= RECORD SET =
— begin —

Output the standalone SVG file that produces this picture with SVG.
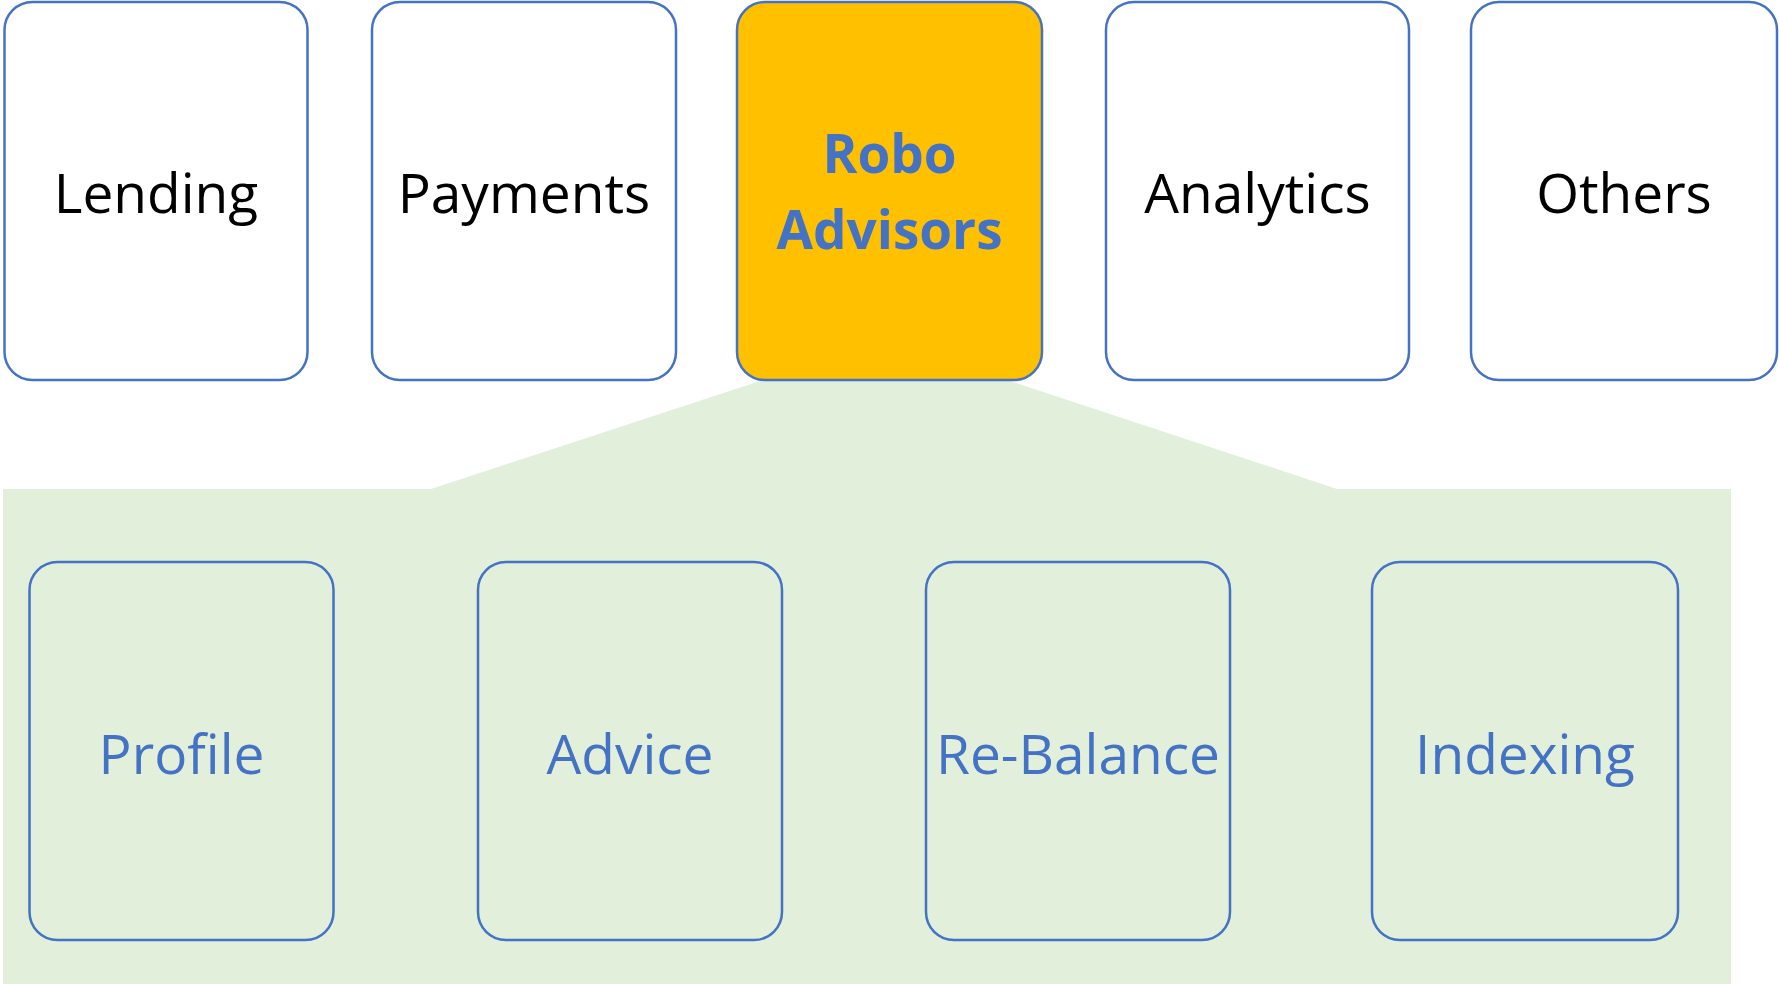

— end —
— begin —

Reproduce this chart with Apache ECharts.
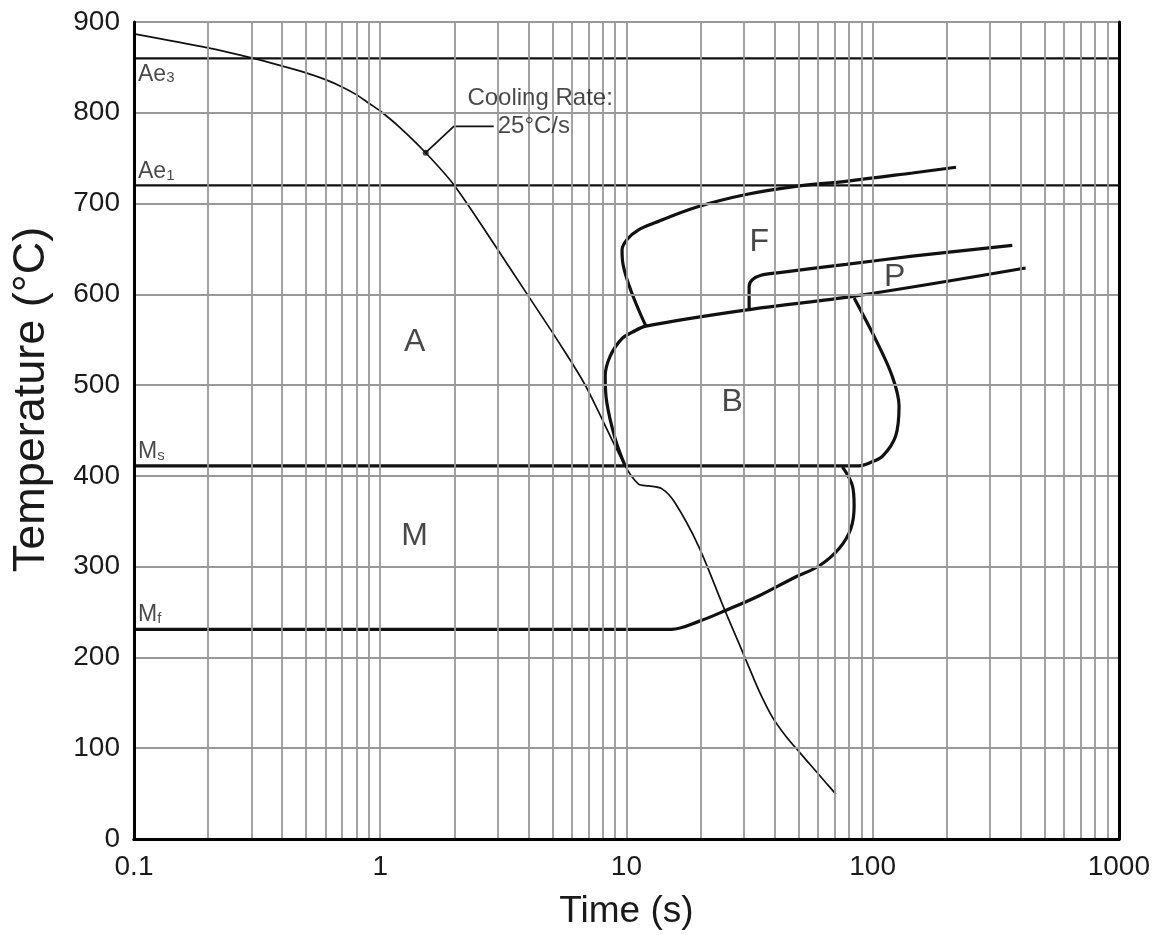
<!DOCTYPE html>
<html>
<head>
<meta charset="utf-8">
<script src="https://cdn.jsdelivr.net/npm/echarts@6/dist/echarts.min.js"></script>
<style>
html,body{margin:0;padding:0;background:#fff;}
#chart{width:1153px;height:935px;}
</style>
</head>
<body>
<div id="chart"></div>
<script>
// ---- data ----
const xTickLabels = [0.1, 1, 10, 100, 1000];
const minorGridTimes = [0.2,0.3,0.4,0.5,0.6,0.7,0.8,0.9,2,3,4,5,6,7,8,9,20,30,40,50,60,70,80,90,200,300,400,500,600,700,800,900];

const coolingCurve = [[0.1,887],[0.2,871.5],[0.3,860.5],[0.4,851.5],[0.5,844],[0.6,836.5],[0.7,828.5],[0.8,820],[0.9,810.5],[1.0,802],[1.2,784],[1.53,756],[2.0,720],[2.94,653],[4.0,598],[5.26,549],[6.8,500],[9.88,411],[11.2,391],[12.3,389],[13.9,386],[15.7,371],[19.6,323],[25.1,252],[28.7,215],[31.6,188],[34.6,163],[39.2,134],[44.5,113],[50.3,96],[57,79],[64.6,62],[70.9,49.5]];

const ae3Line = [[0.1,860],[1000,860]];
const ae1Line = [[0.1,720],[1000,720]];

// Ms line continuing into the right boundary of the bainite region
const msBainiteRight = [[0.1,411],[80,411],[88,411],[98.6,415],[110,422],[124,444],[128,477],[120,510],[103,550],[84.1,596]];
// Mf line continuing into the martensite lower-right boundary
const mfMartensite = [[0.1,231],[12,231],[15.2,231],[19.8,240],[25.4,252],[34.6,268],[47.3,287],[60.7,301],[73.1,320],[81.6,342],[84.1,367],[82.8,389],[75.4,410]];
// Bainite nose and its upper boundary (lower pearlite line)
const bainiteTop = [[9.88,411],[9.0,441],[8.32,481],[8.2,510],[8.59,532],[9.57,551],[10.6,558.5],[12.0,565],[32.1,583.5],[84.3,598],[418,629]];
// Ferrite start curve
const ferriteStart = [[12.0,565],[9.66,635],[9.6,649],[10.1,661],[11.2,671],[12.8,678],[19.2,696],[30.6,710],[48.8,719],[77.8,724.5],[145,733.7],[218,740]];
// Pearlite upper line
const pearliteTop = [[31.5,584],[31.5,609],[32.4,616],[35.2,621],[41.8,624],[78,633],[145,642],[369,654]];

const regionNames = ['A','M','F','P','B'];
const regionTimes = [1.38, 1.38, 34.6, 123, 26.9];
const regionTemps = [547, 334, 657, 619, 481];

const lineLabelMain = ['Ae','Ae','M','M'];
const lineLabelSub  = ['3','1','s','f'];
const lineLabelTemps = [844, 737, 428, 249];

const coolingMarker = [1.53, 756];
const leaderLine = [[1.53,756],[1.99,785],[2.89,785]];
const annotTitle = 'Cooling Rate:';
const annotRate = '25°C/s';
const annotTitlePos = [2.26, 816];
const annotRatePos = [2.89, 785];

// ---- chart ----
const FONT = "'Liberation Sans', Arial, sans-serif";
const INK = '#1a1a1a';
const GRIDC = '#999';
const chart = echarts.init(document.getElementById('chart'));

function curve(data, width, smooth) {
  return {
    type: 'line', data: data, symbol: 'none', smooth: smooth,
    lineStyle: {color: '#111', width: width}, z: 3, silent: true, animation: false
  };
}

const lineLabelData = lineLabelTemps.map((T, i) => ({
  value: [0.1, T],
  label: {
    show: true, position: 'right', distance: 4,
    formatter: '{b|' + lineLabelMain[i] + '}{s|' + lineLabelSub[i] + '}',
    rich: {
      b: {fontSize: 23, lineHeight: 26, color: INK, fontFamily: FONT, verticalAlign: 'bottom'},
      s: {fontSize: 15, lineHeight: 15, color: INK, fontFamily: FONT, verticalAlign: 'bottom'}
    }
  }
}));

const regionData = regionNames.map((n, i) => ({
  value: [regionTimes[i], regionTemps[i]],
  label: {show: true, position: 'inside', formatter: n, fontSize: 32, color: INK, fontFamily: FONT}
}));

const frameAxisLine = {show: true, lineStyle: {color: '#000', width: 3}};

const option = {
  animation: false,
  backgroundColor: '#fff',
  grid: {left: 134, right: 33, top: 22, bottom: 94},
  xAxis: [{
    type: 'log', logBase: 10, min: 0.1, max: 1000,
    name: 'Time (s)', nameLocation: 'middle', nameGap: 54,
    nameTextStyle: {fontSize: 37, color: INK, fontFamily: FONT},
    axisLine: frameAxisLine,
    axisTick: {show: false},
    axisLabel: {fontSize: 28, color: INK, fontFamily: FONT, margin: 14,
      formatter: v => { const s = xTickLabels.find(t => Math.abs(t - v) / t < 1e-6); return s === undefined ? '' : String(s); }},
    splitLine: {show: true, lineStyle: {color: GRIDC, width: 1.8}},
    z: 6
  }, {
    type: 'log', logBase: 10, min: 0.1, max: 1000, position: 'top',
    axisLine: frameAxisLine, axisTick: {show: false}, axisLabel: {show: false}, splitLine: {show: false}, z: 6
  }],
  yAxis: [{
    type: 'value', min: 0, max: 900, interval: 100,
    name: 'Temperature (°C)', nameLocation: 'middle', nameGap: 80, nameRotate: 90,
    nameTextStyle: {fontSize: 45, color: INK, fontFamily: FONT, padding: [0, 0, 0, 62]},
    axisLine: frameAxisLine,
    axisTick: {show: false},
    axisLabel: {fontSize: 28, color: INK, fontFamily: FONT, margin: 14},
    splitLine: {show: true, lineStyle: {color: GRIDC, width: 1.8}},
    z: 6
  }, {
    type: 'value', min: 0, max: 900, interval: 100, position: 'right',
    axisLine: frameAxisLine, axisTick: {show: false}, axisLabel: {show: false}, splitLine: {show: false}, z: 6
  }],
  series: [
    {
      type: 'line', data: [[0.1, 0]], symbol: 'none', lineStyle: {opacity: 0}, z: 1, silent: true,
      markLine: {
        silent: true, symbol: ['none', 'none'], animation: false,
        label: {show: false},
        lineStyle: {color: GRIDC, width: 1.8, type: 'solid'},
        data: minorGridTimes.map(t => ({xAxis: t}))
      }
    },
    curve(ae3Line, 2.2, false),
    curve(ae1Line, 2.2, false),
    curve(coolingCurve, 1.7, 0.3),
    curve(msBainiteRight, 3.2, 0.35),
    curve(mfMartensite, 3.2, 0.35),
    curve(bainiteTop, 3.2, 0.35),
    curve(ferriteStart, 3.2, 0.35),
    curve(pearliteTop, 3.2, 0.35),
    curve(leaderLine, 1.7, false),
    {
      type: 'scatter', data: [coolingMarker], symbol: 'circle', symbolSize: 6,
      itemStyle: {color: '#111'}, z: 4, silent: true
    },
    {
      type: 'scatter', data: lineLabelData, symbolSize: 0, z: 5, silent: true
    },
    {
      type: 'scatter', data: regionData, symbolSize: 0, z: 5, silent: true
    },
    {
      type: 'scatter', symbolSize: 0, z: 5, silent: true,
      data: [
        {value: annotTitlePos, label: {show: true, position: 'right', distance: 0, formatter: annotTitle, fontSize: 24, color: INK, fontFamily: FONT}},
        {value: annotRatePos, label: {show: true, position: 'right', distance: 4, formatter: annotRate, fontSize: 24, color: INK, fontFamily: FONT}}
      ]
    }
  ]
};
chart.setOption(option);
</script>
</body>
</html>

— end —

Pull out every line holding "with" from the records above, and copy it.

= FINISHED TASK =
Output the standalone SVG file that produces this picture with SVG.
Reproduce this chart with Apache ECharts.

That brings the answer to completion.